Direktur Mobilisasi Sumber Daya Sektoral dan Regional, Ditjen Pengendalian Perubahan Iklim, Kementerian Lingkungan Hidup dan Kehutanan (KLHK) Wahyu Marjaka mengemukakan, secara nasional, subsektor pembangkit listrik/PLTU (sektor energi) menjadi yang pertama memulai perdagangan karbon. Pihaknya mengapresiasi dan nantinya disusul sektor-sektor lainnya.
”Ini maju, sektor yang lain mengantre. Di antaranya sektor FOLU (Forestry and Other Land Uses), lalu setahu saya di daerah ada 3-4 perusahaan yang siap untuk itu. Kemudian sektor agrokultur. Jadi, ada sequence (rangkaian) yang sedang bergerak bersama ke vektor (arah) yang sama. Namun, memang levelnya beda-beda. Semua berproses,” ujar Wahyu.
Ketua Umum Asosiasi Produsen Listrik Swasta Indonesia (APLSI) Arthur Simatupang mengatakan, yang selama ini ditunggu ialah batas atas ditetapkan. Kini, dengan sudah ditetapkannya batas atas itu, perdagangan karbon akan dilihat ke depannya. ”Itu bisa jadi peluang juga karena sejumlah upaya untuk menurunkan emisi ini ada nilai tambahnya,” ucapnya.
Menteri ESDM Arifin Tasrif menambahkan, carbon pricing ialah salah satu kebijakan yang, antara lain, untuk meningkatkan efisiensi energi, mengurangi emisi karbon. Juga menjadi sumber pendapatan bagi perusahaan dan pemerintah.

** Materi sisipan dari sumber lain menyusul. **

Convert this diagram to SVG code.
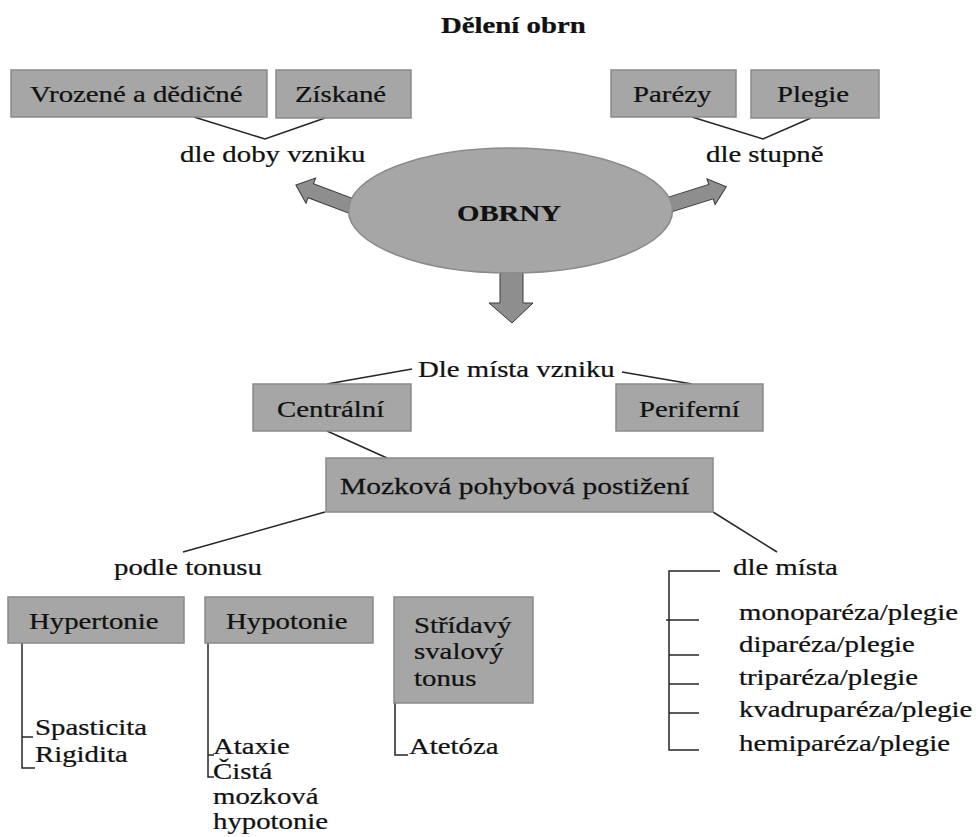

Merujuk laporan Bank Dunia, imbuh Arifin, pada 2022, pendapatan global dari carbon pricing meningkat hampir 60 persen dibandingkan dengan 2021 atau menjadi sekitar 84 miliar dollar AS. Hal itu diyakini dapat mendukung ekonomi berkelanjutan hingga membiayai reformasi fiskal. Namun, terdapat tantangan cukup menarik di tengah inflasi dan tingginya harga energi.

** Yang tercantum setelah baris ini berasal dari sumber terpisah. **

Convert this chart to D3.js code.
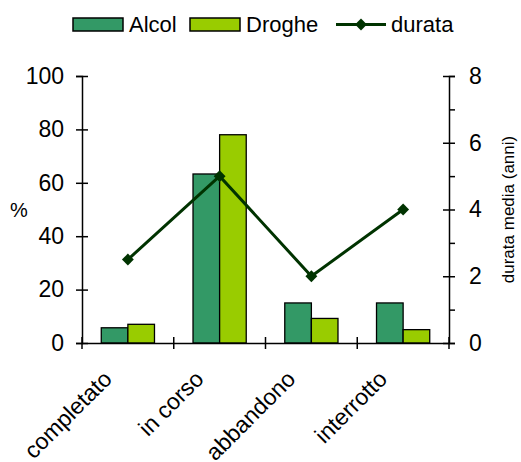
<!DOCTYPE html>
<html><head><meta charset="utf-8">
<script src="https://cdn.jsdelivr.net/npm/d3@7"></script>
<style>body{margin:0;background:#fff}svg{display:block}text{font-family:"Liberation Sans",Arial,sans-serif;fill:#000}</style>
</head><body><svg id="c" width="521" height="462"></svg>
<script>
const categories = ["completato", "in corso", "abbandono", "interrotto"];
const alcol = [5.7, 63.3, 15, 15];
const droghe = [7, 78, 9.2, 5];
const durata = [2.5, 5, 2, 4];
const leftTicks = [0, 20, 40, 60, 80, 100];
const rightTicks = [0, 2, 4, 6, 8];

const svg = d3.select("#c");
const L = 82, R = 449, T = 76, B = 343;
const x = d3.scaleBand().domain(categories).range([L, R]).paddingInner(0.42).paddingOuter(0.21);
const xc = d3.scaleBand().domain(categories).range([L, R]);
const yL = d3.scaleLinear().domain([0, 100]).range([B, T]);
const yR = d3.scaleLinear().domain([0, 8]).range([B, T]);
const xs = d3.scaleBand().domain(["Alcol", "Droghe"]).range([0, x.bandwidth()]);
const colors = {Alcol: "#339966", Droghe: "#99cc00"};
const lineColor = "#003300";

// bars
const series = [{name: "Alcol", values: alcol}, {name: "Droghe", values: droghe}];
series.forEach(s => {
  svg.append("g").selectAll("rect").data(categories).join("rect")
    .attr("x", c => x(c) + xs(s.name))
    .attr("y", (c, i) => yL(s.values[i]))
    .attr("width", xs.bandwidth())
    .attr("height", (c, i) => B - yL(s.values[i]))
    .attr("fill", colors[s.name]).attr("stroke", "#000").attr("stroke-width", 1.3);
});

// axes
const fs = "23px";
const gl = svg.append("g").attr("transform", `translate(${L},0)`)
  .call(d3.axisLeft(yL).tickValues(leftTicks).tickSize(6).tickPadding(12));
gl.selectAll(".tick line").attr("x2", 6).attr("x1", -6);
const gr = svg.append("g").attr("transform", `translate(${R},0)`)
  .call(d3.axisRight(yR).tickValues(rightTicks).tickSize(6).tickPadding(14));
gr.selectAll(".tick line").attr("x1", -6).attr("x2", 6);
svg.append("g").attr("transform", `translate(${R},0)`)
  .call(d3.axisRight(yR).tickValues([1, 3, 5, 7]).tickSize(6).tickFormat(""))
  .select(".domain").remove();
const gb = svg.append("g").attr("transform", `translate(0,${B})`)
  .call(d3.axisBottom(xc).tickSize(0).tickFormat(""));
gb.selectAll(".tick").remove();
gb.selectAll(".bt").data(d3.range(categories.length + 1)).join("line")
  .attr("x1", i => L + i * xc.step()).attr("x2", i => L + i * xc.step())
  .attr("y1", -6).attr("y2", 6).attr("stroke", "#000").attr("stroke-width", 1.5);
[gl, gr, gb].forEach(g => {
  g.selectAll("path.domain").attr("stroke", "#000").attr("stroke-width", 1.5);
  g.selectAll(".tick line").attr("stroke", "#000").attr("stroke-width", 1.5);
  g.selectAll("text").style("font-size", fs).attr("font-family", null);
});
svg.selectAll("g line").attr("stroke-width", 1.5);

// category labels
svg.append("g").selectAll("text").data(categories).join("text")
  .attr("transform", c => `translate(${xc(c) + xc.bandwidth() / 2 - 26},${B + 26}) rotate(-45)`)
  .attr("text-anchor", "end").attr("dy", "0.7em")
  .style("font-size", fs).text(c => c);

// line
const pts = categories.map((c, i) => [xc(c) + xc.bandwidth() / 2, yR(durata[i])]);
svg.append("path").attr("d", d3.line()(pts)).attr("fill", "none")
  .attr("stroke", lineColor).attr("stroke-width", 3);
svg.append("g").selectAll("path").data(pts).join("path")
  .attr("transform", p => `translate(${p[0]},${p[1]})`)
  .attr("d", d3.symbol(d3.symbolDiamond2, 90)).attr("fill", lineColor);

// axis titles
svg.append("text").attr("x", 19).attr("y", 210).attr("text-anchor", "middle")
  .attr("dy", "0.35em").style("font-size", "20px").text("%");
svg.append("text").attr("transform", `translate(508,${(T + B) / 2}) rotate(-90)`)
  .attr("text-anchor", "middle").attr("dy", "0.35em").style("font-size", "17px")
  .text("durata media (anni)");

// legend
const lg = svg.append("g");
[["Alcol", 73], ["Droghe", 190]].forEach(([n, lx]) => {
  lg.append("rect").attr("x", lx).attr("y", 18).attr("width", 50).attr("height", 13)
    .attr("fill", colors[n]).attr("stroke", "#000").attr("stroke-width", 1.5);
  lg.append("text").attr("x", lx + 56).attr("y", 24.5).attr("dy", "0.35em")
    .style("font-size", "22px").text(n);
});
lg.append("line").attr("x1", 336).attr("x2", 386).attr("y1", 24.5).attr("y2", 24.5)
  .attr("stroke", lineColor).attr("stroke-width", 3);
lg.append("path").attr("transform", "translate(361,24.5)")
  .attr("d", d3.symbol(d3.symbolDiamond2, 90)).attr("fill", lineColor);
lg.append("text").attr("x", 391).attr("y", 24.5).attr("dy", "0.35em")
  .style("font-size", "22px").text("durata");
</script></body></html>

Bagaimanapun, perdagangan karbon di Indonesia perlu dimulai, dengan diawali dari subsektor pembangkit listrik. ”Dari peta jalan, perdagangan karbon pada pembangkit listrik ini berpotensi menurunkan emisi gas rumah kaca lebih dari 36 juta ton CO2e pada 2030. Ke depan, juga akan diterapkan pada (jenis) pembangkit listrik lain selain PLTU batubara,” kata Arifin.